# [Collected material]
▬▬▬▬▬▬▬▬▬▬

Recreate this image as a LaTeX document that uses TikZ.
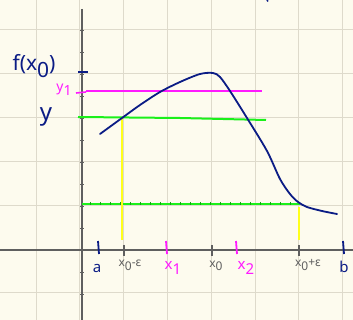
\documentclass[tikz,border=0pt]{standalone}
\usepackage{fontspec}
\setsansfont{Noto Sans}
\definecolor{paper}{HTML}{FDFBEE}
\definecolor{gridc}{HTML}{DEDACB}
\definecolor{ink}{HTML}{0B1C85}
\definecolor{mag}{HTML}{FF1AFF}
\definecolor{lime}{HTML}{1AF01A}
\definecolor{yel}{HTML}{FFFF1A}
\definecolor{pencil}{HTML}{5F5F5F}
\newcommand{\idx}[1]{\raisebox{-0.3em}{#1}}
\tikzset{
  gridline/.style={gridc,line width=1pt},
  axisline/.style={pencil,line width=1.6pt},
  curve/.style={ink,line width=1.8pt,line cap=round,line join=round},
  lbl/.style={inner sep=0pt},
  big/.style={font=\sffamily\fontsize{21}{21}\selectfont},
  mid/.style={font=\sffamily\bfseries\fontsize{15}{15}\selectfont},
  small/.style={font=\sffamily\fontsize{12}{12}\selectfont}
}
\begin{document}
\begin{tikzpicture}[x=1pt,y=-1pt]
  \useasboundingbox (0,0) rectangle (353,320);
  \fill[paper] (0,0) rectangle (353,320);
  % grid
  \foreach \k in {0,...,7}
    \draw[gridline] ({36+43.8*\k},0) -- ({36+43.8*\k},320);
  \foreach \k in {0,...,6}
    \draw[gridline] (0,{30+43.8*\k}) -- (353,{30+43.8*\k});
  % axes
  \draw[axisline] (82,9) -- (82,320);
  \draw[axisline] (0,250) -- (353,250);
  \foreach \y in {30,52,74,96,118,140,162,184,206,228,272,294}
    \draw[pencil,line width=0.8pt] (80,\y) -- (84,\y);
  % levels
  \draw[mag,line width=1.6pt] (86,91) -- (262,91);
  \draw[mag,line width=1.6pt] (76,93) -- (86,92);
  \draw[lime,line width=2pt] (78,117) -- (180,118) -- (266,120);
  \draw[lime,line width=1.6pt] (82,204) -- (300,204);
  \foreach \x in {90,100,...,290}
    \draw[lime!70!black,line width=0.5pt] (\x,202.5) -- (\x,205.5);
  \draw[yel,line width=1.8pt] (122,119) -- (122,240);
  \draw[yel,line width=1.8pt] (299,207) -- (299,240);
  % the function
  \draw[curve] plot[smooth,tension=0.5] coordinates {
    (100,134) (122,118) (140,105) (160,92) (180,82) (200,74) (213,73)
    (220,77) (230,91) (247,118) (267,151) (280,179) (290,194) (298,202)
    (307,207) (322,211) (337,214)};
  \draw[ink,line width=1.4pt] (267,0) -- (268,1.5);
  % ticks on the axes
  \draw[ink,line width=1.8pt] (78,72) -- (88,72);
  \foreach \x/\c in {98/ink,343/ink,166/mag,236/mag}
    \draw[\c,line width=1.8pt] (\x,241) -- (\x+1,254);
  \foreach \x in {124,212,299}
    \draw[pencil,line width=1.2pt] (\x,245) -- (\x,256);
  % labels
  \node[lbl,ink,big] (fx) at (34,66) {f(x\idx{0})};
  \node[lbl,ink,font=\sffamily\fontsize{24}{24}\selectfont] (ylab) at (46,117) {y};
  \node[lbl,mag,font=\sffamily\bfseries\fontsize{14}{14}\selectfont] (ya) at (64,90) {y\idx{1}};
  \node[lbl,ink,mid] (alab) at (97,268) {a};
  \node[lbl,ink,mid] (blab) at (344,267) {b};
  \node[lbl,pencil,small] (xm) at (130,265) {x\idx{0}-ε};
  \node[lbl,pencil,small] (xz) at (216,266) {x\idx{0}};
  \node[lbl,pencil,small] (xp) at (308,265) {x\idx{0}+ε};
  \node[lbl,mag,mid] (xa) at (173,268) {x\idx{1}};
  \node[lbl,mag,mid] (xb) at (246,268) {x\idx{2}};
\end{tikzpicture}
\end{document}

▬▬▬▬▬▬▬▬▬▬

# [Requirements]
Give every line back word for word and leave the pictures out.

# [Finished answer]
Recreate this image as a LaTeX document that uses TikZ.
\documentclass[tikz,border=0pt]{standalone}
\usepackage{fontspec}
\setsansfont{Noto Sans}
\definecolor{paper}{HTML}{FDFBEE}
\definecolor{gridc}{HTML}{DEDACB}
\definecolor{ink}{HTML}{0B1C85}
\definecolor{mag}{HTML}{FF1AFF}
\definecolor{lime}{HTML}{1AF01A}
\definecolor{yel}{HTML}{FFFF1A}
\definecolor{pencil}{HTML}{5F5F5F}
\newcommand{\idx}[1]{\raisebox{-0.3em}{#1}}
\tikzset{
  gridline/.style={gridc,line width=1pt},
  axisline/.style={pencil,line width=1.6pt},
  curve/.style={ink,line width=1.8pt,line cap=round,line join=round},
  lbl/.style={inner sep=0pt},
  big/.style={font=\sffamily\fontsize{21}{21}\selectfont},
  mid/.style={font=\sffamily\bfseries\fontsize{15}{15}\selectfont},
  small/.style={font=\sffamily\fontsize{12}{12}\selectfont}
}
\begin{document}
\begin{tikzpicture}[x=1pt,y=-1pt]
  \useasboundingbox (0,0) rectangle (353,320);
  \fill[paper] (0,0) rectangle (353,320);
  % grid
  \foreach \k in {0,...,7}
    \draw[gridline] ({36+43.8*\k},0) -- ({36+43.8*\k},320);
  \foreach \k in {0,...,6}
    \draw[gridline] (0,{30+43.8*\k}) -- (353,{30+43.8*\k});
  % axes
  \draw[axisline] (82,9) -- (82,320);
  \draw[axisline] (0,250) -- (353,250);
  \foreach \y in {30,52,74,96,118,140,162,184,206,228,272,294}
    \draw[pencil,line width=0.8pt] (80,\y) -- (84,\y);
  % levels
  \draw[mag,line width=1.6pt] (86,91) -- (262,91);
  \draw[mag,line width=1.6pt] (76,93) -- (86,92);
  \draw[lime,line width=2pt] (78,117) -- (180,118) -- (266,120);
  \draw[lime,line width=1.6pt] (82,204) -- (300,204);
  \foreach \x in {90,100,...,290}
    \draw[lime!70!black,line width=0.5pt] (\x,202.5) -- (\x,205.5);
  \draw[yel,line width=1.8pt] (122,119) -- (122,240);
  \draw[yel,line width=1.8pt] (299,207) -- (299,240);
  % the function
  \draw[curve] plot[smooth,tension=0.5] coordinates {
    (100,134) (122,118) (140,105) (160,92) (180,82) (200,74) (213,73)
    (220,77) (230,91) (247,118) (267,151) (280,179) (290,194) (298,202)
    (307,207) (322,211) (337,214)};
  \draw[ink,line width=1.4pt] (267,0) -- (268,1.5);
  % ticks on the axes
  \draw[ink,line width=1.8pt] (78,72) -- (88,72);
  \foreach \x/\c in {98/ink,343/ink,166/mag,236/mag}
    \draw[\c,line width=1.8pt] (\x,241) -- (\x+1,254);
  \foreach \x in {124,212,299}
    \draw[pencil,line width=1.2pt] (\x,245) -- (\x,256);
  % labels
  \node[lbl,ink,big] (fx) at (34,66) {f(x\idx{0})};
  \node[lbl,ink,font=\sffamily\fontsize{24}{24}\selectfont] (ylab) at (46,117) {y};
  \node[lbl,mag,font=\sffamily\bfseries\fontsize{14}{14}\selectfont] (ya) at (64,90) {y\idx{1}};
  \node[lbl,ink,mid] (alab) at (97,268) {a};
  \node[lbl,ink,mid] (blab) at (344,267) {b};
  \node[lbl,pencil,small] (xm) at (130,265) {x\idx{0}-ε};
  \node[lbl,pencil,small] (xz) at (216,266) {x\idx{0}};
  \node[lbl,pencil,small] (xp) at (308,265) {x\idx{0}+ε};
  \node[lbl,mag,mid] (xa) at (173,268) {x\idx{1}};
  \node[lbl,mag,mid] (xb) at (246,268) {x\idx{2}};
\end{tikzpicture}
\end{document}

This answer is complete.